The market could go up!

With tens of trillions of dollars flooding world markets right now, we might see inflation like never before. This causes cash to decrease in purchasing power and creates an incentive to buy assets like real estate, things like copper used in infrastructure spending, stocks and even cars and appliances. Inflation is historically dangerous for people on fixed pensions, fixed rate lenders and people who hold long term GICs where the interest rates don’t keep up. Supply may also be limited for the next couple years. In Toronto, for example, we’re used to seeing 30,000 new homes built per year. Most of this construction has been postponed in a delay that could affect the next couple years.

Generally, the decision to buy real estate should take two things into consideration. Do you believe that the value of the real estate increase over time (and potential rent you collect or savings on rent you would have paid if you live in it and would have had to pay to live elsewhere) will exceed the cost of owning it (including mortgage interest, taxes, renos, maintenance, etc.)? If not, do you believe the increase in your quality of life (keeping in mind moving and renos can be really stressful) is worth more than the shortfall in the previous equation? 

If all things considered, you’re in the mind set that a purchase is a good idea but your borrowing eligibility has taken a hit, here are some ways to keep moving forward with your plan!
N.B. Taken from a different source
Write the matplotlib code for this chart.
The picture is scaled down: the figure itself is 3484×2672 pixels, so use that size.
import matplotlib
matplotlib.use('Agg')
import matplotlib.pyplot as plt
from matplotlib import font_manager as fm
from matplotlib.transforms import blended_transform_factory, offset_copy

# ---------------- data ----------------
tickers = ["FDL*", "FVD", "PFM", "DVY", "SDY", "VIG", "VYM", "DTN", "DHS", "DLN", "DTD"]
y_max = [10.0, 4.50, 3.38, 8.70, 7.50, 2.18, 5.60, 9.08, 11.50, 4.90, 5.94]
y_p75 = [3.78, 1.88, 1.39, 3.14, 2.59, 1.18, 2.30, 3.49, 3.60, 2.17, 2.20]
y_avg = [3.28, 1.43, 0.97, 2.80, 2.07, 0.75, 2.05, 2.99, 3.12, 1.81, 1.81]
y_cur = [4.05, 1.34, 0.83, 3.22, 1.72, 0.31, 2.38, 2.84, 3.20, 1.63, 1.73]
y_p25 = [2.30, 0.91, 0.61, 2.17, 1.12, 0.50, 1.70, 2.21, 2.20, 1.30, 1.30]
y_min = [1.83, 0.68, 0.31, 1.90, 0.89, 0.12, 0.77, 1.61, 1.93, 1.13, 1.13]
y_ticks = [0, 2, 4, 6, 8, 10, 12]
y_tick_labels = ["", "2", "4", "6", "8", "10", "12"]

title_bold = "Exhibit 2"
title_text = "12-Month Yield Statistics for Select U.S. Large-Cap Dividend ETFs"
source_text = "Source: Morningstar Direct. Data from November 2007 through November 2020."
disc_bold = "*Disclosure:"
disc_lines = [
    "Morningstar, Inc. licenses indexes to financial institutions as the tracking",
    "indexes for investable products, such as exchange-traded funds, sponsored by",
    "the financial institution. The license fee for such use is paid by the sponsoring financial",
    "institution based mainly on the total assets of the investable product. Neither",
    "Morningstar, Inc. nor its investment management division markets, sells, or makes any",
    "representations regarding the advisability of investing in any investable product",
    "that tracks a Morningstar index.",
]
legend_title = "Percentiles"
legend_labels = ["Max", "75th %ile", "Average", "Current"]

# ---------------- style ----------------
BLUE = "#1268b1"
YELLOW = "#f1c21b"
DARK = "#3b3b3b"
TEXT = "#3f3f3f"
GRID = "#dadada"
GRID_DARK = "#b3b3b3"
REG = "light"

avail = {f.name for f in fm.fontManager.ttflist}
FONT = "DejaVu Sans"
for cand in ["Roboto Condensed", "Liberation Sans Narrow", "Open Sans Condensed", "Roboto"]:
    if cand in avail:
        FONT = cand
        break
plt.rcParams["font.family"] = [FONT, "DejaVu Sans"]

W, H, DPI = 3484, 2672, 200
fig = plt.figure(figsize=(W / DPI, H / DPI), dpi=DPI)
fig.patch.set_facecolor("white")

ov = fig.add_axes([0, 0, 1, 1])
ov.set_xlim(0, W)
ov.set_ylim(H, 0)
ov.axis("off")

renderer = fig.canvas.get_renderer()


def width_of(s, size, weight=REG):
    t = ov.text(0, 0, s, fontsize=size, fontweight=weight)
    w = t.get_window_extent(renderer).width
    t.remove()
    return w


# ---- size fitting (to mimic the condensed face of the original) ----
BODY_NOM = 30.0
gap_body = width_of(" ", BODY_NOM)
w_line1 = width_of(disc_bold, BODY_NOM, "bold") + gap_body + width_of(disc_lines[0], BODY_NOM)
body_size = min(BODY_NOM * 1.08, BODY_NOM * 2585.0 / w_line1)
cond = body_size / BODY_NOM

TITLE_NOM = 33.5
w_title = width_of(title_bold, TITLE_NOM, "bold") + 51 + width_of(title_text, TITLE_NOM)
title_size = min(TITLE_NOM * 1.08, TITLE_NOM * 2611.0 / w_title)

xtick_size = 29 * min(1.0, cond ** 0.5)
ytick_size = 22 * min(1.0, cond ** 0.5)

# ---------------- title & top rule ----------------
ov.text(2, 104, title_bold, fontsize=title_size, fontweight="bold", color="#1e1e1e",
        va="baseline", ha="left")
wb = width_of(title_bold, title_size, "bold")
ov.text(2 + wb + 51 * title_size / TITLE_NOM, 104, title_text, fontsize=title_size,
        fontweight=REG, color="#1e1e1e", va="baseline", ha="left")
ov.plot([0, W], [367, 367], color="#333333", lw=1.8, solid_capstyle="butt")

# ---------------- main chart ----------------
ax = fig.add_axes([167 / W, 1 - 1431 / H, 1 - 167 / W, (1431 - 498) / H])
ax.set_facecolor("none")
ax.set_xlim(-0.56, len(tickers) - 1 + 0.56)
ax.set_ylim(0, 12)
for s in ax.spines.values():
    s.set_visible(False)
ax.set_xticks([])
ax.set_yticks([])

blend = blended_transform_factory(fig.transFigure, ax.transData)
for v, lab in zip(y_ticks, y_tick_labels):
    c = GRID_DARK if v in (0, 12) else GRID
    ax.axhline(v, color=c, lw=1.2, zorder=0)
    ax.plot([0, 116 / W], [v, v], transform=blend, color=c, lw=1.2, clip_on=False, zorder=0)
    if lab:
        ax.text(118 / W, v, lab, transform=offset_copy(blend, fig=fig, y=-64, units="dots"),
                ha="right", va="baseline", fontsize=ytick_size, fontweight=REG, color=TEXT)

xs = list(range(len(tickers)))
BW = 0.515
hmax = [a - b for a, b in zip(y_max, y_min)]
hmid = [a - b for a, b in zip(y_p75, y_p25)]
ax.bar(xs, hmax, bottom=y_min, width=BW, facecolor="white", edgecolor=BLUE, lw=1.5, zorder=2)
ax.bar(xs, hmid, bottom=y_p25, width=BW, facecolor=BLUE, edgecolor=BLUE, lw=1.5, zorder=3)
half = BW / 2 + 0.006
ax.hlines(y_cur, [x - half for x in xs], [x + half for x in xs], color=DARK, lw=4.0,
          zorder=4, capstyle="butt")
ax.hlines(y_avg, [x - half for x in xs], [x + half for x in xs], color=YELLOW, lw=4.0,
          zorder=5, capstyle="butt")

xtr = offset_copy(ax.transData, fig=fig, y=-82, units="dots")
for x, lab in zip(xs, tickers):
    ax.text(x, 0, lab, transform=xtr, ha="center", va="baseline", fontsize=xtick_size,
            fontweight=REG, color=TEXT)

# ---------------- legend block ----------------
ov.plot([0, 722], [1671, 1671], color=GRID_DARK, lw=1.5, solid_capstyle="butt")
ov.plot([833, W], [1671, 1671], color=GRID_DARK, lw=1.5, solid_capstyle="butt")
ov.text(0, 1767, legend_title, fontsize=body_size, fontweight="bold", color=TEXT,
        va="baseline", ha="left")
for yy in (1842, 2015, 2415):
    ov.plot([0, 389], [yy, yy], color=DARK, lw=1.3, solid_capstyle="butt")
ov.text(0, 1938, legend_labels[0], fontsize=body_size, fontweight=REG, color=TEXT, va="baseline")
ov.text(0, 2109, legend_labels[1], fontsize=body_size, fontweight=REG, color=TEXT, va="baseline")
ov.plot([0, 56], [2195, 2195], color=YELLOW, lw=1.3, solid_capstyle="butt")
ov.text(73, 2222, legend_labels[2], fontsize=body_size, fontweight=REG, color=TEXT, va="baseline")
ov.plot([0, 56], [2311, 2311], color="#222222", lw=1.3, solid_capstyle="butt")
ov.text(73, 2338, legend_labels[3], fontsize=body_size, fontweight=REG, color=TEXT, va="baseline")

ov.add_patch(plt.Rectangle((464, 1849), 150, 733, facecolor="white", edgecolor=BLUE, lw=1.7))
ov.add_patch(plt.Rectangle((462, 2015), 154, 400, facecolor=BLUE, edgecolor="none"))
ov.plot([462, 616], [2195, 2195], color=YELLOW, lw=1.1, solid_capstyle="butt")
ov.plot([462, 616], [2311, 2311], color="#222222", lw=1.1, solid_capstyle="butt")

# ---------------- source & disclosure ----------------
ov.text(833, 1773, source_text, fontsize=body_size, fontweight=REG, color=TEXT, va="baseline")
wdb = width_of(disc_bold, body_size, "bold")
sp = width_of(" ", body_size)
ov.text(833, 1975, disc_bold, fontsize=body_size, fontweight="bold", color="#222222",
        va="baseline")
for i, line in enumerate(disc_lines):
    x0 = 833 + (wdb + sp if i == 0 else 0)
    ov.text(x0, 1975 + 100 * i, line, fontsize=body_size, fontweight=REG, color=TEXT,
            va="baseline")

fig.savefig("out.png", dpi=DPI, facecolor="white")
Tips for re-establishing your credit

If you’re going to get a mortgage with an alternative or private lender, it’s important to have an exit strategy. The terms for these types of mortgages are typically only one or two years, and after your term ends you’ll want to move your mortgage over to an A lender where you can get a lower rate.

You’ll need to put a plan in place to establish your credit and you may want someone to coach you through this. Everyone’s plan will be different because it will be unique to their situation and timeline, but here are some common tips to keep in mind:

  1. Establish credit through secured credit facilities. To re-establish credit you of course need to be using credit, but it might be hard to qualify for a typical credit card. With a secured credit facility you can get prepaid credit. For example you, write them a cheque for $1,000 and they give you a prepaid Mastercard for $1,000. What’s important is that they’re a credit facility that’s reporting to the bureau, therefore building your credit history. You can also do this with car loans and RRSP loans.
  2. Have a few sources of credit that are reestablishing. You need at least two credit sources. The credit bureau will want to see those reporting for two or three years to get your score back up into a healthy range.
  3. Show good credit management. Be extra mindful of your credit usage while you’re building your score back up. Lenders will be hypersensitive to any mishaps, so don’t make late payments, have delinquencies, or take on a lot of new debt.
  4. Pay attention to timelines. You’ll need to be mindful of how long it will take to build up your credit and the length of the mortgage you’re looking at. If you went through a bankruptcy or consumer proposal there’s usually an end date to it (when your bankruptcy is discharged) and it’s only from that point forward that you’re reestablishing your credit. They fact that you’ve still been using a credit card through the process won’t count towards your credit reestablishment period. They want to see two or three (sometimes more) years of reestablished credit after you’ve been cleared.

Buying a home with poor credit is totally possible, it just takes extra planning. Before making any big decisions like home ownership, make sure you have a budget established and a financial plan in place so that your spending and savings are on track. When you’re ready to shop for a mortgage, we recommend working with a broker that can help you find the best rate and create a tailored plan for reestablishing your credit.